Jim Telfer is one of the greats of international rugby, with a career spanning more than five decades. Looking Back . . . For Once is the long-awaited autobiography which reveals how a shepherd's son from the Borders became the major driving force in the most successful days of Scottish rugby and steered the game into the professional era.
As a captain and coach of Scotland and coach of the British and Irish Lions, Telfer has stirred controversy from his native Borders to New Zealand, but it is now time to set the record straight. What made him lambast New Zealand rugby in its Canterbury heartland? Why did he not select his 'best-ever Scottish forward' for a Lions tour? Where did he feel he got it right, and wrong, in selecting foreigners for Scotland and sacking coaches? And, in the opinion of one whose playing and coaching careers spanned more generations than any other Scot, what was the best Scotland team?
Telfer remains the only Scottish player to have faced the three southern hemisphere giants - Australia, New Zealand and South Africa - and never lost. He is the sole link between Scotland's last two Grand Slams and their Five Nations Championship triumph.
A quiet Borderer with strong opinions, Telfer has intriguing views on rugby in each of the home nations, the influence of the southern hemisphere, the changing motivation of players, and the rugby media. But this is more than a rugby book. In this candid autobiography, Telfer expresses his sadness at the prospect of life without children and his subsequent delight in adopting; reveals how his teaching career was blighted by tragedy in Glasgow but invigorated by a long-haired eccentric; and why his final years at the helm of Scottish rugby almost destroyed his appetite for the sport.

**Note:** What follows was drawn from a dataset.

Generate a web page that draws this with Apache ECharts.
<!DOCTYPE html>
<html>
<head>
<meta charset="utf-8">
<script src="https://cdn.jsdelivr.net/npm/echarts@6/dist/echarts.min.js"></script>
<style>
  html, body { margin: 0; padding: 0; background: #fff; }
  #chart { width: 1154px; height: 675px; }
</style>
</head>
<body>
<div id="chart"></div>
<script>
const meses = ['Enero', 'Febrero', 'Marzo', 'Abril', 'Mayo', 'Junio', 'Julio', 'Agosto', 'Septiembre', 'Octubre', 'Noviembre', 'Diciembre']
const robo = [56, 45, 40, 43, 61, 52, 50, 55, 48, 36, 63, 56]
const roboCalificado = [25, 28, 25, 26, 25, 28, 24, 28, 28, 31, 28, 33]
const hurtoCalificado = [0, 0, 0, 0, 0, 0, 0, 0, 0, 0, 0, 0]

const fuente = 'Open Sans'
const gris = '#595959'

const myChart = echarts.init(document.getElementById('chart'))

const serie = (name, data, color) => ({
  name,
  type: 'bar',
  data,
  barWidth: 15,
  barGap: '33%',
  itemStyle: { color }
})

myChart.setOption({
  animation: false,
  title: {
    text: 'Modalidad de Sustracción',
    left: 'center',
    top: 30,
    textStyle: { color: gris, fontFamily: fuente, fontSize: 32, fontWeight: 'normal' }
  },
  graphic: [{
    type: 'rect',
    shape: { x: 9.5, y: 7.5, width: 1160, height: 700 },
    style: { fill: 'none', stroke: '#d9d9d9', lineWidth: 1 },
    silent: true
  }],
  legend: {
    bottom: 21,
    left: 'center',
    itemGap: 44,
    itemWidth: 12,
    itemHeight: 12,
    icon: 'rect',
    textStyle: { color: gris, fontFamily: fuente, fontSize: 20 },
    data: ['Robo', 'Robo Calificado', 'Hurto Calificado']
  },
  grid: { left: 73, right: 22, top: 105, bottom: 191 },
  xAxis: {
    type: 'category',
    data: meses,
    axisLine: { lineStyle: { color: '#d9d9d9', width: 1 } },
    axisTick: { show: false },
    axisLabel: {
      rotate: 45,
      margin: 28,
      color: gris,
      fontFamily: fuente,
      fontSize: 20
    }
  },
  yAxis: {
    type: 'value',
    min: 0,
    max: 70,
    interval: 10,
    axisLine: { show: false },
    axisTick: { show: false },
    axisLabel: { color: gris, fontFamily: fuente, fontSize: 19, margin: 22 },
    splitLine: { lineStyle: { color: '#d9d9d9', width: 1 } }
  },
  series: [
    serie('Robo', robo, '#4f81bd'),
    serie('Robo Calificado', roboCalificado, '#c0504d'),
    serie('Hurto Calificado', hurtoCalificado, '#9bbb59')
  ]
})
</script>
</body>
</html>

From the day he was born in 1940, when a wartime fighter plane crashed into the hills around his home, to the storms he rode both in and out of the game, Telfer has rarely shirked a confrontation. And yet, with personal contributions to his book coming from Martin Johnson, Colin Meads, Andy Irvine and Gregor Townsend among many others, he clearly remains one of the most widely respected men in world rugby. This is his story.